I'm trying to applying the law of sinus in this triangle to get the angle of A. However when I do that I find myself having to do the $sin^{-1} 1.59$ to get A.
This is obtained by having $\dfrac{22}{A} = \dfrac{12}{60}$.
The problem is that it does not work $sin^{-1} 1.59$ gives me a an error 2 message on my calculator. How can I get the angle A if this does not work.
By the law of sines, $$ \frac{22}{\sin A}=\frac{12}{\sin 60^\circ} $$ which yields $$ \sin A = \frac{11\sqrt{3}}{12}\approx 1.59$$ contradiction, since $\sin A$ can't be greater than $1$.

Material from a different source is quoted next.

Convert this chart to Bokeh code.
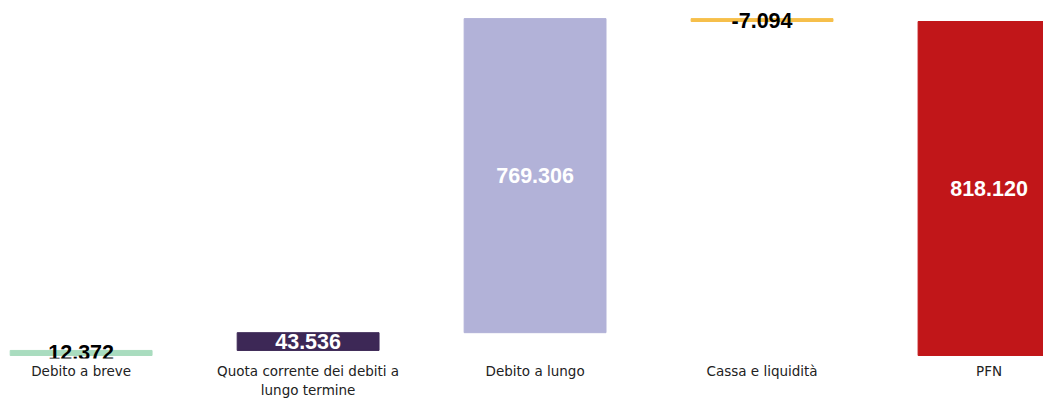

What it means is that there is no such triangle (i.e., it's a trick question).
To further explain, note that the perpendicular distance from the point $J$ to the line $EA$ is $11\sqrt{3}$ which is more than $12$.
The diagram below visually illustrates the issue . . .
Here is a different approach:
Let side $AE$ be $x$. By the law of cosines,
$$\cos 60º = \frac{22^2 + x^2 - 12^2}{2(22)(x)}$$ $$\Rightarrow \frac{1}{2} = \frac{340+x^2}{44x}$$ $$\Rightarrow \frac{22x}{44x} = \frac{340+x^2}{44x}$$ $$\Rightarrow x^2-22x+340=0 \tag{$x \ne 0$}$$
This has discriminant $\Delta = b^2 - 4ac = (-22)^2 - 4(3)(340) < 0$. Therefore, there is no possible value of $AE$ that satisfies the conditions in the triangle.
When two sides are given along with an angle not included between them ( $60^ {\circ}$ is not given between sides $12$ and $22$),
there are three possible situations:
Let the length of normal be $JX=22\sin 60^{\circ}= 19.05$ approximately.
1) The third side length equals $JX$ in the construction of triangle there is tangential contact at $X$, and two points are coincident.
2) If the side side length $12$ is shorter than $JX$, then real solutions do not exist, as happened in this case.
3) When the given length is more than normal length then there would be two solutions to take (like the two small red circles), it cannot be decided which... it is an ambiguous case.